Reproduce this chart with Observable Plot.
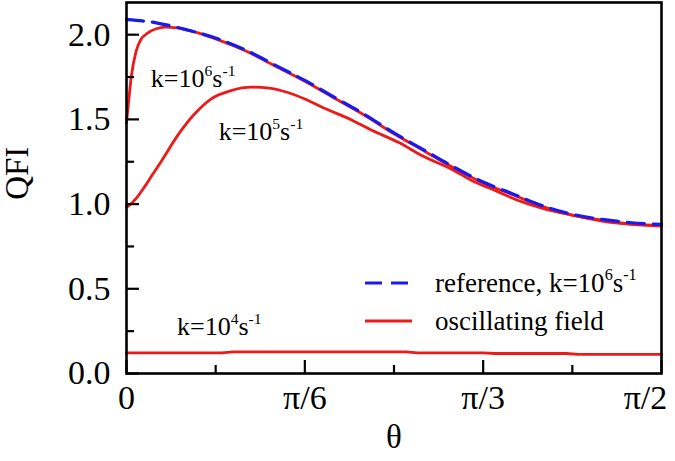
<!DOCTYPE html>
<html><head><meta charset="utf-8">
<script src="https://cdn.jsdelivr.net/npm/d3@7"></script>
<script src="https://cdn.jsdelivr.net/npm/@observablehq/plot@0.6"></script>
<style>body{margin:0;background:#fff}#chart{width:675px;height:461px}</style>
</head><body><div id="chart"></div>
<script>
// theta in degrees (0 .. 90 = pi/2)
const refTheta = [0,5,10,15,20,25,30,35,40,45,50,55,60,65,70,75,80,85,90];
const refQFI   = [2.09,2.07,2.03,1.98,1.91,1.82,1.73,1.63,1.53,1.42,1.32,1.22,1.13,1.06,0.99,0.94,0.91,0.89,0.88];

const k6Theta = [0,0.4,0.8,1.6,2.4,3.6,5,6.5,8.5,10.5,13,15,20,25,30,35,40,45,50,55,60,65,70,75,80,85,90];
const k6QFI   = [1.48,1.62,1.75,1.90,1.97,2.01,2.035,2.045,2.04,2.025,2.0,1.975,1.905,1.815,1.725,1.625,1.525,1.415,1.315,1.215,1.125,1.055,0.985,0.935,0.905,0.882,0.875];

const k5Theta = [0,1,2,3,4.3,5.8,8.7,11.4,14.2,17.6,21,24,27,30,33,37.7,41,46,49.5,55,58,62,66,70,75,80,85,90];
const k5QFI   = [0.98,1.01,1.05,1.10,1.17,1.25,1.41,1.53,1.62,1.67,1.69,1.685,1.66,1.62,1.57,1.50,1.44,1.36,1.29,1.20,1.14,1.08,1.02,0.975,0.935,0.90,0.88,0.87];

const k4Theta = [0,16,18,47,49,60,62,74,76,90];
const k4QFI   = [0.122,0.122,0.128,0.128,0.122,0.122,0.118,0.118,0.113,0.113];

const xTickValues = [0,30,60,90];
const xTickLabels = ["0","π/6","π/3","π/2"];
const xMinorTicks = [15,45,75];
const yTickValues = [0,0.5,1,1.5,2];
const yMinorTicks = [0.25,0.75,1.25,1.75];

const annoLabels = ["k=10^{6}s^{-1}","k=10^{5}s^{-1}","k=10^{4}s^{-1}"];
const annoTheta  = [4.1,15.5,8.5];
const annoQFI    = [1.74,1.43,0.275];

const legendLabels = ["reference, k=10^{6}s^{-1}","oscillating field"];

const xTitle = "θ";
const yTitle = "QFI";

const RED = "#ee1a1a", BLUE = "#1a1aee";
const FONT = "Liberation Serif";

const toRows = (t, q) => t.map((d, i) => ({theta: d, qfi: q[i]}));
const ref = toRows(refTheta, refQFI);
const k6 = toRows(k6Theta, k6QFI);
const k5 = toRows(k5Theta, k5QFI);
const k4 = toRows(k4Theta, k4QFI);
const annos = annoLabels.map((l, i) => ({label: l, theta: annoTheta[i], qfi: annoQFI[i]}));

const W = 675, H = 461, mL = 126, mR = 14, mT = 2, mB = 88;
const innerH = H - mT - mB, innerW = W - mL - mR;
const fmtX = d => xTickLabels[xTickValues.indexOf(d)];
const ANNO_FS = 26, LEG_FS = 27, TICK_FS = 34, TITLE_FS = 33;

const plot = Plot.plot({
  width: W, height: H, marginLeft: mL, marginRight: mR, marginTop: mT, marginBottom: mB,
  style: {fontFamily: FONT, fontSize: TICK_FS + "px", background: "#fff", color: "#000"},
  x: {domain: [0, 90]},
  y: {domain: [0, 2.19]},
  marks: [
    Plot.line(k4, {x: "theta", y: "qfi", stroke: RED, strokeWidth: 2.8}),
    Plot.line(k5, {x: "theta", y: "qfi", stroke: RED, strokeWidth: 2.8, curve: "monotone-x"}),
    Plot.line(k6, {x: "theta", y: "qfi", stroke: RED, strokeWidth: 2.8, curve: "monotone-x"}),
    Plot.line(ref, {x: "theta", y: "qfi", stroke: BLUE, strokeWidth: 3.2, strokeDasharray: "17,9", curve: "monotone-x"}),
    // inward ticks
    Plot.tickX(xTickValues, {x: d => d, insetTop: innerH - 13, stroke: "#000", strokeWidth: 2.2}),
    Plot.tickX(xMinorTicks, {x: d => d, insetTop: innerH - 8, stroke: "#000", strokeWidth: 2.2}),
    Plot.tickY(yTickValues, {y: d => d, insetRight: innerW - 13, stroke: "#000", strokeWidth: 2.2}),
    Plot.tickY(yMinorTicks, {y: d => d, insetRight: innerW - 8, stroke: "#000", strokeWidth: 2.2}),
    // tick labels
    Plot.axisX({ticks: xTickValues.slice(0, 3), tickFormat: fmtX, tickSize: 0, tickPadding: 11, label: null, fontSize: TICK_FS}),
    Plot.axisX({ticks: xTickValues.slice(3), tickFormat: fmtX, tickSize: 0, tickPadding: 11, dx: -16, label: null, fontSize: TICK_FS}),
    Plot.axisY({ticks: yTickValues, tickFormat: d => d.toFixed(1), tickSize: 0, tickPadding: 16, label: null, fontSize: TICK_FS}),
    // axis titles
    Plot.text([xTitle], {frameAnchor: "bottom", dy: 74, fontSize: TITLE_FS, text: d => d}),
    Plot.text([yTitle], {frameAnchor: "left", y: () => 1.025, dx: -109, rotate: -90, fontSize: TITLE_FS, text: d => d}),
    // annotations
    Plot.text(annos, {x: "theta", y: "qfi", text: "label", textAnchor: "start", fontSize: ANNO_FS}),
    Plot.frame({stroke: "#000", strokeWidth: 2.6})
  ]
});

function supify(el, fs) {
  const s = el.textContent;
  if (!s.includes("^{")) return;
  const parts = [];
  const re = /\^\{([^}]*)\}/g;
  let last = 0, m;
  while ((m = re.exec(s))) {
    if (m.index > last) parts.push({t: s.slice(last, m.index), sup: false});
    parts.push({t: m[1], sup: true});
    last = re.lastIndex;
  }
  if (last < s.length) parts.push({t: s.slice(last), sup: false});
  while (el.firstChild) el.removeChild(el.firstChild);
  const shift = fs * 0.42;
  let raised = false;
  const sel = d3.select(el);
  for (const p of parts) {
    const ts = sel.append("tspan").text(p.t);
    if (p.sup) {
      ts.style("font-size", (fs * 0.6) + "px").attr("dy", raised ? 0 : -shift);
      raised = true;
    } else {
      if (raised) ts.attr("dy", shift);
      raised = false;
    }
  }
}

const svg = d3.select(plot);
// enforce fonts explicitly on every text
svg.selectAll("text").style("font-family", FONT);
svg.selectAll('[aria-label="x-axis tick label"] text, [aria-label="y-axis tick label"] text')
  .style("font-size", TICK_FS + "px");
svg.selectAll("text").each(function() {
  if (this.textContent.includes("^{")) {
    d3.select(this).style("font-size", ANNO_FS + "px");
    supify(this, ANNO_FS);
  }
});

// legend
const lg = svg.append("g").style("font-family", FONT).style("font-size", LEG_FS + "px").attr("text-anchor", "start");
const legY = [283, 321];
lg.append("line").attr("x1", 365).attr("x2", 410).attr("y1", legY[0]).attr("y2", legY[0])
  .attr("stroke", BLUE).attr("stroke-width", 3.2).attr("stroke-dasharray", "17,9");
lg.append("line").attr("x1", 365).attr("x2", 412).attr("y1", legY[1]).attr("y2", legY[1])
  .attr("stroke", RED).attr("stroke-width", 2.8);
legendLabels.forEach((l, i) => {
  const t = lg.append("text").attr("x", 435).attr("y", legY[i]).attr("dy", "0.32em").text(l);
  supify(t.node(), LEG_FS);
});

document.getElementById("chart").appendChild(plot);
</script>
</body></html>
..............................
[The exercise] Extract the full listing exactly, with the pictures left out.

[Exercise response]
Reproduce this chart with Observable Plot.
<!DOCTYPE html>
<html><head><meta charset="utf-8">
<script src="https://cdn.jsdelivr.net/npm/d3@7"></script>
<script src="https://cdn.jsdelivr.net/npm/@observablehq/plot@0.6"></script>
<style>body{margin:0;background:#fff}#chart{width:675px;height:461px}</style>
</head><body><div id="chart"></div>
<script>
// theta in degrees (0 .. 90 = pi/2)
const refTheta = [0,5,10,15,20,25,30,35,40,45,50,55,60,65,70,75,80,85,90];
const refQFI   = [2.09,2.07,2.03,1.98,1.91,1.82,1.73,1.63,1.53,1.42,1.32,1.22,1.13,1.06,0.99,0.94,0.91,0.89,0.88];

const k6Theta = [0,0.4,0.8,1.6,2.4,3.6,5,6.5,8.5,10.5,13,15,20,25,30,35,40,45,50,55,60,65,70,75,80,85,90];
const k6QFI   = [1.48,1.62,1.75,1.90,1.97,2.01,2.035,2.045,2.04,2.025,2.0,1.975,1.905,1.815,1.725,1.625,1.525,1.415,1.315,1.215,1.125,1.055,0.985,0.935,0.905,0.882,0.875];

const k5Theta = [0,1,2,3,4.3,5.8,8.7,11.4,14.2,17.6,21,24,27,30,33,37.7,41,46,49.5,55,58,62,66,70,75,80,85,90];
const k5QFI   = [0.98,1.01,1.05,1.10,1.17,1.25,1.41,1.53,1.62,1.67,1.69,1.685,1.66,1.62,1.57,1.50,1.44,1.36,1.29,1.20,1.14,1.08,1.02,0.975,0.935,0.90,0.88,0.87];

const k4Theta = [0,16,18,47,49,60,62,74,76,90];
const k4QFI   = [0.122,0.122,0.128,0.128,0.122,0.122,0.118,0.118,0.113,0.113];

const xTickValues = [0,30,60,90];
const xTickLabels = ["0","π/6","π/3","π/2"];
const xMinorTicks = [15,45,75];
const yTickValues = [0,0.5,1,1.5,2];
const yMinorTicks = [0.25,0.75,1.25,1.75];

const annoLabels = ["k=10^{6}s^{-1}","k=10^{5}s^{-1}","k=10^{4}s^{-1}"];
const annoTheta  = [4.1,15.5,8.5];
const annoQFI    = [1.74,1.43,0.275];

const legendLabels = ["reference, k=10^{6}s^{-1}","oscillating field"];

const xTitle = "θ";
const yTitle = "QFI";

const RED = "#ee1a1a", BLUE = "#1a1aee";
const FONT = "Liberation Serif";

const toRows = (t, q) => t.map((d, i) => ({theta: d, qfi: q[i]}));
const ref = toRows(refTheta, refQFI);
const k6 = toRows(k6Theta, k6QFI);
const k5 = toRows(k5Theta, k5QFI);
const k4 = toRows(k4Theta, k4QFI);
const annos = annoLabels.map((l, i) => ({label: l, theta: annoTheta[i], qfi: annoQFI[i]}));

const W = 675, H = 461, mL = 126, mR = 14, mT = 2, mB = 88;
const innerH = H - mT - mB, innerW = W - mL - mR;
const fmtX = d => xTickLabels[xTickValues.indexOf(d)];
const ANNO_FS = 26, LEG_FS = 27, TICK_FS = 34, TITLE_FS = 33;

const plot = Plot.plot({
  width: W, height: H, marginLeft: mL, marginRight: mR, marginTop: mT, marginBottom: mB,
  style: {fontFamily: FONT, fontSize: TICK_FS + "px", background: "#fff", color: "#000"},
  x: {domain: [0, 90]},
  y: {domain: [0, 2.19]},
  marks: [
    Plot.line(k4, {x: "theta", y: "qfi", stroke: RED, strokeWidth: 2.8}),
    Plot.line(k5, {x: "theta", y: "qfi", stroke: RED, strokeWidth: 2.8, curve: "monotone-x"}),
    Plot.line(k6, {x: "theta", y: "qfi", stroke: RED, strokeWidth: 2.8, curve: "monotone-x"}),
    Plot.line(ref, {x: "theta", y: "qfi", stroke: BLUE, strokeWidth: 3.2, strokeDasharray: "17,9", curve: "monotone-x"}),
    // inward ticks
    Plot.tickX(xTickValues, {x: d => d, insetTop: innerH - 13, stroke: "#000", strokeWidth: 2.2}),
    Plot.tickX(xMinorTicks, {x: d => d, insetTop: innerH - 8, stroke: "#000", strokeWidth: 2.2}),
    Plot.tickY(yTickValues, {y: d => d, insetRight: innerW - 13, stroke: "#000", strokeWidth: 2.2}),
    Plot.tickY(yMinorTicks, {y: d => d, insetRight: innerW - 8, stroke: "#000", strokeWidth: 2.2}),
    // tick labels
    Plot.axisX({ticks: xTickValues.slice(0, 3), tickFormat: fmtX, tickSize: 0, tickPadding: 11, label: null, fontSize: TICK_FS}),
    Plot.axisX({ticks: xTickValues.slice(3), tickFormat: fmtX, tickSize: 0, tickPadding: 11, dx: -16, label: null, fontSize: TICK_FS}),
    Plot.axisY({ticks: yTickValues, tickFormat: d => d.toFixed(1), tickSize: 0, tickPadding: 16, label: null, fontSize: TICK_FS}),
    // axis titles
    Plot.text([xTitle], {frameAnchor: "bottom", dy: 74, fontSize: TITLE_FS, text: d => d}),
    Plot.text([yTitle], {frameAnchor: "left", y: () => 1.025, dx: -109, rotate: -90, fontSize: TITLE_FS, text: d => d}),
    // annotations
    Plot.text(annos, {x: "theta", y: "qfi", text: "label", textAnchor: "start", fontSize: ANNO_FS}),
    Plot.frame({stroke: "#000", strokeWidth: 2.6})
  ]
});

function supify(el, fs) {
  const s = el.textContent;
  if (!s.includes("^{")) return;
  const parts = [];
  const re = /\^\{([^}]*)\}/g;
  let last = 0, m;
  while ((m = re.exec(s))) {
    if (m.index > last) parts.push({t: s.slice(last, m.index), sup: false});
    parts.push({t: m[1], sup: true});
    last = re.lastIndex;
  }
  if (last < s.length) parts.push({t: s.slice(last), sup: false});
  while (el.firstChild) el.removeChild(el.firstChild);
  const shift = fs * 0.42;
  let raised = false;
  const sel = d3.select(el);
  for (const p of parts) {
    const ts = sel.append("tspan").text(p.t);
    if (p.sup) {
      ts.style("font-size", (fs * 0.6) + "px").attr("dy", raised ? 0 : -shift);
      raised = true;
    } else {
      if (raised) ts.attr("dy", shift);
      raised = false;
    }
  }
}

const svg = d3.select(plot);
// enforce fonts explicitly on every text
svg.selectAll("text").style("font-family", FONT);
svg.selectAll('[aria-label="x-axis tick label"] text, [aria-label="y-axis tick label"] text')
  .style("font-size", TICK_FS + "px");
svg.selectAll("text").each(function() {
  if (this.textContent.includes("^{")) {
    d3.select(this).style("font-size", ANNO_FS + "px");
    supify(this, ANNO_FS);
  }
});

// legend
const lg = svg.append("g").style("font-family", FONT).style("font-size", LEG_FS + "px").attr("text-anchor", "start");
const legY = [283, 321];
lg.append("line").attr("x1", 365).attr("x2", 410).attr("y1", legY[0]).attr("y2", legY[0])
  .attr("stroke", BLUE).attr("stroke-width", 3.2).attr("stroke-dasharray", "17,9");
lg.append("line").attr("x1", 365).attr("x2", 412).attr("y1", legY[1]).attr("y2", legY[1])
  .attr("stroke", RED).attr("stroke-width", 2.8);
legendLabels.forEach((l, i) => {
  const t = lg.append("text").attr("x", 435).attr("y", legY[i]).attr("dy", "0.32em").text(l);
  supify(t.node(), LEG_FS);
});

document.getElementById("chart").appendChild(plot);
</script>
</body></html>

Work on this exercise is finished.